I’m bad at planning detailed lessons in advance, but I’m good at producing frameworks. At the beginning of the term, the main topic and readings of each week are laid out. I teach social media, so that means I assign the scholarly readings for the whole term in advance, but explicitly leave space for me to chuck in all the primary texts week by week, based on What The Hell Is Happening On The Internet Today. I am also good at producing lesson structures. I know that each week in my selfies class, for example, each of the secondary readings will need a one page summary (produced by a group), each topic will need some relevant primary texts (found and shared by a group), each class meeting will require a detailed set of lecture notes (captured, organized, and edited by a group). Each group rotates through each activity at least twice, and the dates are set on day 1, so they can all mark them in their planners. And then we spend half a class discussing how they might organize and apportion the work, how they can publish their documents to the course CMS in the proper lesson, and how they can get help from me.

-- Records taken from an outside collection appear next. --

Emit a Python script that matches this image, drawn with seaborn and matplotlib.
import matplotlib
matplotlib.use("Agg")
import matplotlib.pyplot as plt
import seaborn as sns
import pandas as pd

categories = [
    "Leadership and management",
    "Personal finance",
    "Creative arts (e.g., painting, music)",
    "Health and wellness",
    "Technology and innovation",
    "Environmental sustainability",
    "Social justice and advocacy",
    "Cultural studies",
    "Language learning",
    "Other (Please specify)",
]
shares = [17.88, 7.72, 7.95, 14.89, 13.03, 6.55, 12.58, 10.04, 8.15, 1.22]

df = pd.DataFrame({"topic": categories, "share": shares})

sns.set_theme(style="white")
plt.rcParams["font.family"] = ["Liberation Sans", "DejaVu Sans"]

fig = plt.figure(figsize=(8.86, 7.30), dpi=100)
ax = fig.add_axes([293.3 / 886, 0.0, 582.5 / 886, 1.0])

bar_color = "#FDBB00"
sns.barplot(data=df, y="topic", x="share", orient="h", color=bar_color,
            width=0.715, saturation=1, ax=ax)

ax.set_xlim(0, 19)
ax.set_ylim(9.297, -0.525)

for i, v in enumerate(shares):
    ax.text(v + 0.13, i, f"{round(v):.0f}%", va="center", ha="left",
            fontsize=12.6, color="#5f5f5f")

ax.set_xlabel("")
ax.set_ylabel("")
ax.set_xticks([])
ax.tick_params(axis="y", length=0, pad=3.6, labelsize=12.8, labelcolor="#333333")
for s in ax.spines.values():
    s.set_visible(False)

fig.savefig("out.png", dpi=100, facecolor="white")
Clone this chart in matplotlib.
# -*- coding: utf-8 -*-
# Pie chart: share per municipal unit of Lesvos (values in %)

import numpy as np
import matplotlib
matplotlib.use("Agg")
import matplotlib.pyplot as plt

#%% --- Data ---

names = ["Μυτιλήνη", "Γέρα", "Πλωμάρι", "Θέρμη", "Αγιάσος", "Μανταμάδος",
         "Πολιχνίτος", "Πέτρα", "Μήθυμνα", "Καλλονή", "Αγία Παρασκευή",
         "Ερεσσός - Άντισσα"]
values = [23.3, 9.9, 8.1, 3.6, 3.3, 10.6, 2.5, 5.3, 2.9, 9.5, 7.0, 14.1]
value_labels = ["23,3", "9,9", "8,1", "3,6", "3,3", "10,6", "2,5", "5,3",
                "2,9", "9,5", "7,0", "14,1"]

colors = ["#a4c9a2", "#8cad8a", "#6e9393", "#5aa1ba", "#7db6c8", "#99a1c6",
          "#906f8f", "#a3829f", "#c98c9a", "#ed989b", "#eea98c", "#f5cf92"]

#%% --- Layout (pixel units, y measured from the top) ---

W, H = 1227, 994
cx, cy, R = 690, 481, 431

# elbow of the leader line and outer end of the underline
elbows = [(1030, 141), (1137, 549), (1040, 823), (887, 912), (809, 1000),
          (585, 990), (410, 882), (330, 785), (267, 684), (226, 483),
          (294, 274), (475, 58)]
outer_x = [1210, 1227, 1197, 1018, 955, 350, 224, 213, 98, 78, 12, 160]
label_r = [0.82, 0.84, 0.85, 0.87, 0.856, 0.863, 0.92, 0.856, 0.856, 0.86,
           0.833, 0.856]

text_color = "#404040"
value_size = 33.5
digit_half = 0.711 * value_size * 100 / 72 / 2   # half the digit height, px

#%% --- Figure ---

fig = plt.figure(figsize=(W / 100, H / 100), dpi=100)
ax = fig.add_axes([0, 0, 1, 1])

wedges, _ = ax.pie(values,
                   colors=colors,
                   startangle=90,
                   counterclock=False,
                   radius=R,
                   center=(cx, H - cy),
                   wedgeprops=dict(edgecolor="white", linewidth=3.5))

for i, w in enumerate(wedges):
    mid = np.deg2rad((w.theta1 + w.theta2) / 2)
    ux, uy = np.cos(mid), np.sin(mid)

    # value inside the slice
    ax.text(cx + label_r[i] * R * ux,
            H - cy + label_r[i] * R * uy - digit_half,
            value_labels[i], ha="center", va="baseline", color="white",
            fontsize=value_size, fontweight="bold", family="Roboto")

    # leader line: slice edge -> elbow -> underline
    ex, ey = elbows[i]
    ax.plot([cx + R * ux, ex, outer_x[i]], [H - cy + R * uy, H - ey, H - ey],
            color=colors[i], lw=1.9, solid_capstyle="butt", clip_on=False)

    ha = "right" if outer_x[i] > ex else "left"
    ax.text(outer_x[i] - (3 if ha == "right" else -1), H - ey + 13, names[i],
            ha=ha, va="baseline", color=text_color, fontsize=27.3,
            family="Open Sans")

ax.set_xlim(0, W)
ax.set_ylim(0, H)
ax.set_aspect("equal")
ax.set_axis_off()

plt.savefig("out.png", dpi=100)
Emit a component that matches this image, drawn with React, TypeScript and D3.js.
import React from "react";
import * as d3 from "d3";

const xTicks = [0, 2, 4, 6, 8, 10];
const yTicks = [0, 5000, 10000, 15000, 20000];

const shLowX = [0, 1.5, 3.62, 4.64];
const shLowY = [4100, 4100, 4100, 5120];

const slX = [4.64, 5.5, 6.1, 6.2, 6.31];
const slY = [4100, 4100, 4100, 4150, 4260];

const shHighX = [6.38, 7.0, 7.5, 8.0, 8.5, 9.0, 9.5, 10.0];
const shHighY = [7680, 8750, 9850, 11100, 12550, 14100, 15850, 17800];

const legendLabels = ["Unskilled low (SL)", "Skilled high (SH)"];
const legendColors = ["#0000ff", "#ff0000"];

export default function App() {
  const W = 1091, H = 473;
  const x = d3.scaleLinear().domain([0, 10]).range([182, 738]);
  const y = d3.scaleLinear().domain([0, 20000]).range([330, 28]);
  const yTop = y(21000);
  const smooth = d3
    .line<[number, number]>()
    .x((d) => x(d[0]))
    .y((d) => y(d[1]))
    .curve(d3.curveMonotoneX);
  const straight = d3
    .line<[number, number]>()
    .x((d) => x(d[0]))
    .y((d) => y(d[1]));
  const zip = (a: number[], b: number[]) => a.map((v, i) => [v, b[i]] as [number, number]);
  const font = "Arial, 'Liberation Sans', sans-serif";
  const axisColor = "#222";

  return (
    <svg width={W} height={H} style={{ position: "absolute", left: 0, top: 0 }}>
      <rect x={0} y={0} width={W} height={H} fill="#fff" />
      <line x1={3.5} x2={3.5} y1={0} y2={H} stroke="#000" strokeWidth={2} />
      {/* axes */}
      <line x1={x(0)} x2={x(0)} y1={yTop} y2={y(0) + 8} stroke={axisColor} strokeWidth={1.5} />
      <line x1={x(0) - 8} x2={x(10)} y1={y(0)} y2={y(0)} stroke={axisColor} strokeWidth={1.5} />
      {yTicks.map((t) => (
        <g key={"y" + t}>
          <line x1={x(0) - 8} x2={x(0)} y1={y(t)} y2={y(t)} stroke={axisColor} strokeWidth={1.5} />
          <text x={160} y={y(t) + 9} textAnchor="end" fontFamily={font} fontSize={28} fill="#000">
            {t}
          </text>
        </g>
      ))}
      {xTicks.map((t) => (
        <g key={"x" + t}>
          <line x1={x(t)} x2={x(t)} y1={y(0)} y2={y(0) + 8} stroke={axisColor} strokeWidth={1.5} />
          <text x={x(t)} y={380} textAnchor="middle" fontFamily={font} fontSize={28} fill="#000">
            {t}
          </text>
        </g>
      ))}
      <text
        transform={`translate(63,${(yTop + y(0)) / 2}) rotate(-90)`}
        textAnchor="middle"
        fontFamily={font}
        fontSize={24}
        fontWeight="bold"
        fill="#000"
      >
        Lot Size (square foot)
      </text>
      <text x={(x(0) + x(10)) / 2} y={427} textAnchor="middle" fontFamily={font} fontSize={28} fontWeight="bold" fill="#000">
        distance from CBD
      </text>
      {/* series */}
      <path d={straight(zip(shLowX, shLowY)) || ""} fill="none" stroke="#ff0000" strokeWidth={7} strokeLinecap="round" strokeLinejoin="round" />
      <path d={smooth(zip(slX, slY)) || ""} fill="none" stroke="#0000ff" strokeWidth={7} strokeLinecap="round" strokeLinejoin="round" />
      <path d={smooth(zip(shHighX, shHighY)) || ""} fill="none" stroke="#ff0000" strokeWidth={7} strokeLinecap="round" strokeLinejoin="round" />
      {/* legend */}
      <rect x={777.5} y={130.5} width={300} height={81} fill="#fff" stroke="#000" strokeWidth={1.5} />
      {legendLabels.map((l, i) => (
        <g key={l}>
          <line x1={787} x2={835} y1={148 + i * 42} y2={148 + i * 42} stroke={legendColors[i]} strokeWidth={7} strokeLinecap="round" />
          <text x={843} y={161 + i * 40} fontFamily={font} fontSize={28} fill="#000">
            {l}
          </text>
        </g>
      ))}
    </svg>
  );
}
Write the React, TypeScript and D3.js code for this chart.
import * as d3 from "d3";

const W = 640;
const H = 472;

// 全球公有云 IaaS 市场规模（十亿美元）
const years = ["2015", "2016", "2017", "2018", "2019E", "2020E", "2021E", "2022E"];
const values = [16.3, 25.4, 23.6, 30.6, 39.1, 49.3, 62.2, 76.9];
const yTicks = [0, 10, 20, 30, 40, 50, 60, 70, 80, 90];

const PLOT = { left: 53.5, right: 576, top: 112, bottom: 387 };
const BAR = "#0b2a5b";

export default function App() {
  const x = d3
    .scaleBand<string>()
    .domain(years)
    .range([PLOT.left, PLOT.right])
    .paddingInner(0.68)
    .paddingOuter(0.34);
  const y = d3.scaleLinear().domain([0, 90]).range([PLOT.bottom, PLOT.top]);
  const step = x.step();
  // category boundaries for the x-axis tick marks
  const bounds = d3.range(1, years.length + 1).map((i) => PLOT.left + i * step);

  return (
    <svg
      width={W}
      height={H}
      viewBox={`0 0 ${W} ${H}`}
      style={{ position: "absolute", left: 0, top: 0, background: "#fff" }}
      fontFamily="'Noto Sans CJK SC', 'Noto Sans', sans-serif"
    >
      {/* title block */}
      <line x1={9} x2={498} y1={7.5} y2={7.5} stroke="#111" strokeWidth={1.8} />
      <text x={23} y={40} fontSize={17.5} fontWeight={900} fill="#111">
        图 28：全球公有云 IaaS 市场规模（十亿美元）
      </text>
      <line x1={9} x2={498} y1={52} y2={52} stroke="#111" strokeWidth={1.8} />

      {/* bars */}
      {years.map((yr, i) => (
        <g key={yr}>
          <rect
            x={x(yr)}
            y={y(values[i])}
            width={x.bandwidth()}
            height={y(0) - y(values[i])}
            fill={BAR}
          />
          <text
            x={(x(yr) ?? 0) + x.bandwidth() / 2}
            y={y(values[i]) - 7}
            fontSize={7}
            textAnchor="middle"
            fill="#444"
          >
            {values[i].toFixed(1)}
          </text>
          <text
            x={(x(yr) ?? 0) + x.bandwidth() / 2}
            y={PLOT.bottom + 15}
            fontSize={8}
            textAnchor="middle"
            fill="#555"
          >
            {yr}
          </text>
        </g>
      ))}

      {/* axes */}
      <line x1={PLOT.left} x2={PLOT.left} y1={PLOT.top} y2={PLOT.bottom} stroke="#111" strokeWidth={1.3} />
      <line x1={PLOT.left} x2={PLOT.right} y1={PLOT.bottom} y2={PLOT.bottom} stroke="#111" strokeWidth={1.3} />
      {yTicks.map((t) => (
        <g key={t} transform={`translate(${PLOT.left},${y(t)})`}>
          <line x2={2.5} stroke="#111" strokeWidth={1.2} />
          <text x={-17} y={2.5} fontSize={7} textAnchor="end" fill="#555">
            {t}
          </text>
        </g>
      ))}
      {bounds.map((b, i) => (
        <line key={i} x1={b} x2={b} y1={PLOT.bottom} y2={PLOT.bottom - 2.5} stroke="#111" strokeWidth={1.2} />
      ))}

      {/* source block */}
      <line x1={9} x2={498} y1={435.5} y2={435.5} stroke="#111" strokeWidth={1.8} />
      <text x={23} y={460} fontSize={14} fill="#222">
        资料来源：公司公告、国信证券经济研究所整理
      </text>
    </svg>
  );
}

For example, group 1 might have four students in it. In week 2, they might be taking class notes. In week 3, they might produce a structured one-page summary of a critical reading. In week 7, they might be responsible to find three examples of Instagram influencers who suffered backlash over undisclosed #sponcon. At the end of the term, each group member reports on their own participation and role in the group, and assesses their group mates.
We explicitly learn how to work in groups, how to assess the strengths and challenges of each group member, and how to negotiate communication modalities, communication styles, work flow, and roles. We discuss how to accommodate one another and how to build each other up into a group that is greater than the sum of its parts. We discuss the power of both diversity and inclusion in group work, how many hands make light work but many brains make better ideas.
I am always going to do this forever. First of all, these are writing assignments that have actual real world value: these documents the groups produce are useful to and used by everyone in the class, including me. The materials they produce are embedded in the actual content pages of the CMS, not dropped into the black hole of a dropbox to be read and graded by me. This is living writing. Second, this has greatly increased the course accessibility, for all of us, because it reduces the responsibility of any given individual to need to perform in any class, and spreads the work around. Thirdly, it means any or many of us can flame out of any given day, lesson, or assignment, and the course rolls on, fully functional, even if, as happened this winter, the instructor leaves the class for six weeks, mid-semester, on a short-term disability leave.